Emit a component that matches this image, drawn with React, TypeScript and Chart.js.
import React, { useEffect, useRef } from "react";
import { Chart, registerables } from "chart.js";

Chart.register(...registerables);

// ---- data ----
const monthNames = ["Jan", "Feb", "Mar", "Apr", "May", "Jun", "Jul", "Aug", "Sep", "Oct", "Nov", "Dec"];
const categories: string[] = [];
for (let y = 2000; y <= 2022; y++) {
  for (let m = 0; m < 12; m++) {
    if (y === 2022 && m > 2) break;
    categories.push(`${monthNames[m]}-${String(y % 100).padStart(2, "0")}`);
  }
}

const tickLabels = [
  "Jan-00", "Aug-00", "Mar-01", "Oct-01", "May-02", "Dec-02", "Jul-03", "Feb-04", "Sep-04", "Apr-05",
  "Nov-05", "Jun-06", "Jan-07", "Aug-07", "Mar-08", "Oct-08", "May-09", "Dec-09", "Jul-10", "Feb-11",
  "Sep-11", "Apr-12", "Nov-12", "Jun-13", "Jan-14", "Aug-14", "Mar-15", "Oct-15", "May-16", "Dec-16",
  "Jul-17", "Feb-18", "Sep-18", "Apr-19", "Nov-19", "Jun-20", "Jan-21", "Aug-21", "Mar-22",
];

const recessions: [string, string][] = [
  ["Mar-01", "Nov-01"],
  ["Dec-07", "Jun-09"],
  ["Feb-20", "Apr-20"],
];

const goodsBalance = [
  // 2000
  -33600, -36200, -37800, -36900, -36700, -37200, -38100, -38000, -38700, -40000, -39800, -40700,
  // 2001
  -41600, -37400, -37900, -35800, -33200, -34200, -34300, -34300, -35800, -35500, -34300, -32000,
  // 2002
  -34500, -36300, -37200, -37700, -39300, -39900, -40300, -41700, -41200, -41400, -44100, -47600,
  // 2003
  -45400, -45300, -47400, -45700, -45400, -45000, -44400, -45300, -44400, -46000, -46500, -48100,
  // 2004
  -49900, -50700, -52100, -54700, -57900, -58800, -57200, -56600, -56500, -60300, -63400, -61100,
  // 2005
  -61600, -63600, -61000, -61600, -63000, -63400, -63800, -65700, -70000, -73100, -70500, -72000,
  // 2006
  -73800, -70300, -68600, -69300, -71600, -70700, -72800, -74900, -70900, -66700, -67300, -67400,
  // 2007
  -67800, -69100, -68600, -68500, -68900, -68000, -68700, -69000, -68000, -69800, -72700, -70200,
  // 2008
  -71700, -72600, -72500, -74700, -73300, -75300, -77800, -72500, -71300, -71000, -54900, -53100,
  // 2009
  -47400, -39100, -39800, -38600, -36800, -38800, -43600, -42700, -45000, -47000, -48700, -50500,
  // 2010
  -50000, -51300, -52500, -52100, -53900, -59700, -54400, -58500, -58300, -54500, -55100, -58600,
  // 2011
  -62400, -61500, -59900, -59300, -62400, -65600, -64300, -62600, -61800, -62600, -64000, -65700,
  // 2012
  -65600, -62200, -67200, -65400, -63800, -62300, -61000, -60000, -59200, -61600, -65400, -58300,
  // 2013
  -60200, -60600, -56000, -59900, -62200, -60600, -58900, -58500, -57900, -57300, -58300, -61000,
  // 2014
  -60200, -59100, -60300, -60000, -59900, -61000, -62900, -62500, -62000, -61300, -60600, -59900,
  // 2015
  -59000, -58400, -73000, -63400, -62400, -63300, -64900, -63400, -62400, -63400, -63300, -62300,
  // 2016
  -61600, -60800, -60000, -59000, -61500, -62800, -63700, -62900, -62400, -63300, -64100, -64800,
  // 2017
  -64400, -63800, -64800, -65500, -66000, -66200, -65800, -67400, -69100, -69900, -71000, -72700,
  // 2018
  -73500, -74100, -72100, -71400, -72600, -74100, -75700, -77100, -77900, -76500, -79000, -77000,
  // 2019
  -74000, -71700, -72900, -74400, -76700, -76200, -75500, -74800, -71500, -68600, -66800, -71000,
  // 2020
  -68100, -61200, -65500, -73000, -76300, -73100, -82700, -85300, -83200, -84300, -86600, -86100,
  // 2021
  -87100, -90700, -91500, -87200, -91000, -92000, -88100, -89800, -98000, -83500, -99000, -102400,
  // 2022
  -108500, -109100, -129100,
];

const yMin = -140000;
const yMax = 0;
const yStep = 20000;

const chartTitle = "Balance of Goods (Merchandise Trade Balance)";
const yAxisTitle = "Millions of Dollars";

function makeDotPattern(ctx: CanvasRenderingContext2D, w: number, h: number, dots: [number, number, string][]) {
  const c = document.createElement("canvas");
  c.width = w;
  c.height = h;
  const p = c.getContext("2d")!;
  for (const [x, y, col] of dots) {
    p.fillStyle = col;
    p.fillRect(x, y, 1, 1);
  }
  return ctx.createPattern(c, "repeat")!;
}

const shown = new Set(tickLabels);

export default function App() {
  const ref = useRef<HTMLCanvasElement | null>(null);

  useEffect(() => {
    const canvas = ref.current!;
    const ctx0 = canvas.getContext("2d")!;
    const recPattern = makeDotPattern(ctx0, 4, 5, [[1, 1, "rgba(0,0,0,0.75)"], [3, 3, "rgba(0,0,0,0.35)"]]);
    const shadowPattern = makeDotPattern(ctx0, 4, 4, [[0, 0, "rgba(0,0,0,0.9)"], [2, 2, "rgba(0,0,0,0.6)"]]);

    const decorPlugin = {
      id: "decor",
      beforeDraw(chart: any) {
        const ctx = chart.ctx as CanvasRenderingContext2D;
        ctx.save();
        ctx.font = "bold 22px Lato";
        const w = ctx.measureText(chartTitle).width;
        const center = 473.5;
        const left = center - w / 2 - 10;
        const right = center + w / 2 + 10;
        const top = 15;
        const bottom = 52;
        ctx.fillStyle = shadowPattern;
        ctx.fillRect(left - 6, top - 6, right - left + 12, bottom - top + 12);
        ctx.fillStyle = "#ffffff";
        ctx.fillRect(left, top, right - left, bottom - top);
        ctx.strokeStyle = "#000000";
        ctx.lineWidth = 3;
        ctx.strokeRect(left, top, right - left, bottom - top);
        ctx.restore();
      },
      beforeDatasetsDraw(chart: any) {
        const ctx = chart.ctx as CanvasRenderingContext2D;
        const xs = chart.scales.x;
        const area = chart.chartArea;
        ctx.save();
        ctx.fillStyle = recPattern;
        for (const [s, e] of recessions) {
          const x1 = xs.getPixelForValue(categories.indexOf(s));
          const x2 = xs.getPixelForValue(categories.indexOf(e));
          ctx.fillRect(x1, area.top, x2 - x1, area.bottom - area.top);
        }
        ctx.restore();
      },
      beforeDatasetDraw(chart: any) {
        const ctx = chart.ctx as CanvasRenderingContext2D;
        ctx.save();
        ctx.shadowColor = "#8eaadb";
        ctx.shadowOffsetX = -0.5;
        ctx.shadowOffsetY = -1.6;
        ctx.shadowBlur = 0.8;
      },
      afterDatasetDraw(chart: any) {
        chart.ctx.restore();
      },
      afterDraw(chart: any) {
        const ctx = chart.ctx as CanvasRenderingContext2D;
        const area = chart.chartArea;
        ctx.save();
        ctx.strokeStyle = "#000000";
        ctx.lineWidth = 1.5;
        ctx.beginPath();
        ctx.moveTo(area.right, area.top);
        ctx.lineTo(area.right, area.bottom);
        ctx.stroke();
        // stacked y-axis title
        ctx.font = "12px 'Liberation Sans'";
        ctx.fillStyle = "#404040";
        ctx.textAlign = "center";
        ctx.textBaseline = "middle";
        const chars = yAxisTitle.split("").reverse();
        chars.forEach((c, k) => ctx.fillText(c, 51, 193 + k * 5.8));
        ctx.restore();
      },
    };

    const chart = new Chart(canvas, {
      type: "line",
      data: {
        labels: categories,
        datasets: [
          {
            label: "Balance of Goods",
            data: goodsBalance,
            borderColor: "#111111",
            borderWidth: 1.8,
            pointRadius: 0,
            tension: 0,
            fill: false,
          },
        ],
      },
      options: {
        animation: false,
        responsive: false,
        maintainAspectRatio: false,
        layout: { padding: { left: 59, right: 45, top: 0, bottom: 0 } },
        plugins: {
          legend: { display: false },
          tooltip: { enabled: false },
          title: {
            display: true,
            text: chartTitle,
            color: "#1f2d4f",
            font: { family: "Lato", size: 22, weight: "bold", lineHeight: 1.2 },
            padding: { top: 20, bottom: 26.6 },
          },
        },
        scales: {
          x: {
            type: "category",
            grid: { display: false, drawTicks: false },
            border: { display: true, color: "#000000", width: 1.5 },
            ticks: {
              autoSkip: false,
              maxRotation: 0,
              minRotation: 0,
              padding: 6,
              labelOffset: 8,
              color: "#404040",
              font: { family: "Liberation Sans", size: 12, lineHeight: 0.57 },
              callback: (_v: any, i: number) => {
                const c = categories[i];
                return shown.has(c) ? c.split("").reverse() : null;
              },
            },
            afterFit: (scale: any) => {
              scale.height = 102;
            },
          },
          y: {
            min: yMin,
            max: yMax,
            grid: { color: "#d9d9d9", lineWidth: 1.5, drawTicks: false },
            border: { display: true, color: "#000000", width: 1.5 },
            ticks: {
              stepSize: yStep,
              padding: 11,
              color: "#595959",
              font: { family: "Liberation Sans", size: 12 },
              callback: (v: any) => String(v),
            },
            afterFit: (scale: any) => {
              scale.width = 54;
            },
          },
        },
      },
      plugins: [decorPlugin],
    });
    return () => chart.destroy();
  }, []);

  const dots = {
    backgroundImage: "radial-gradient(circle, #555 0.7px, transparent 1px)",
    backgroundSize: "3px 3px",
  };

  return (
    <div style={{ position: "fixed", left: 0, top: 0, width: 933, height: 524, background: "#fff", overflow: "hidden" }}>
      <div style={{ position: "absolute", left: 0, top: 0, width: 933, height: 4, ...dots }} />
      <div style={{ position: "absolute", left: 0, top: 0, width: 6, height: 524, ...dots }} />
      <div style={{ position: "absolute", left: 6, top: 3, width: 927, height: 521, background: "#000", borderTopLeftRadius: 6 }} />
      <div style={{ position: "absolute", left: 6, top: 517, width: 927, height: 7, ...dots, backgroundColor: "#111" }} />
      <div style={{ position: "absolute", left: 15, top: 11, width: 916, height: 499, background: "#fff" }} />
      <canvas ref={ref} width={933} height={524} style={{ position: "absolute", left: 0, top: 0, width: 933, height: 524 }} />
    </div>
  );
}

▸ **GIVEN PROBLEM**:
Everything from the first line through the line containing "Chart.register(...registerables);" should be quoted exactly, and nothing beyond it.

▸ **RESULT**:
Emit a component that matches this image, drawn with React, TypeScript and Chart.js.
import React, { useEffect, useRef } from "react";
import { Chart, registerables } from "chart.js";

Chart.register(...registerables);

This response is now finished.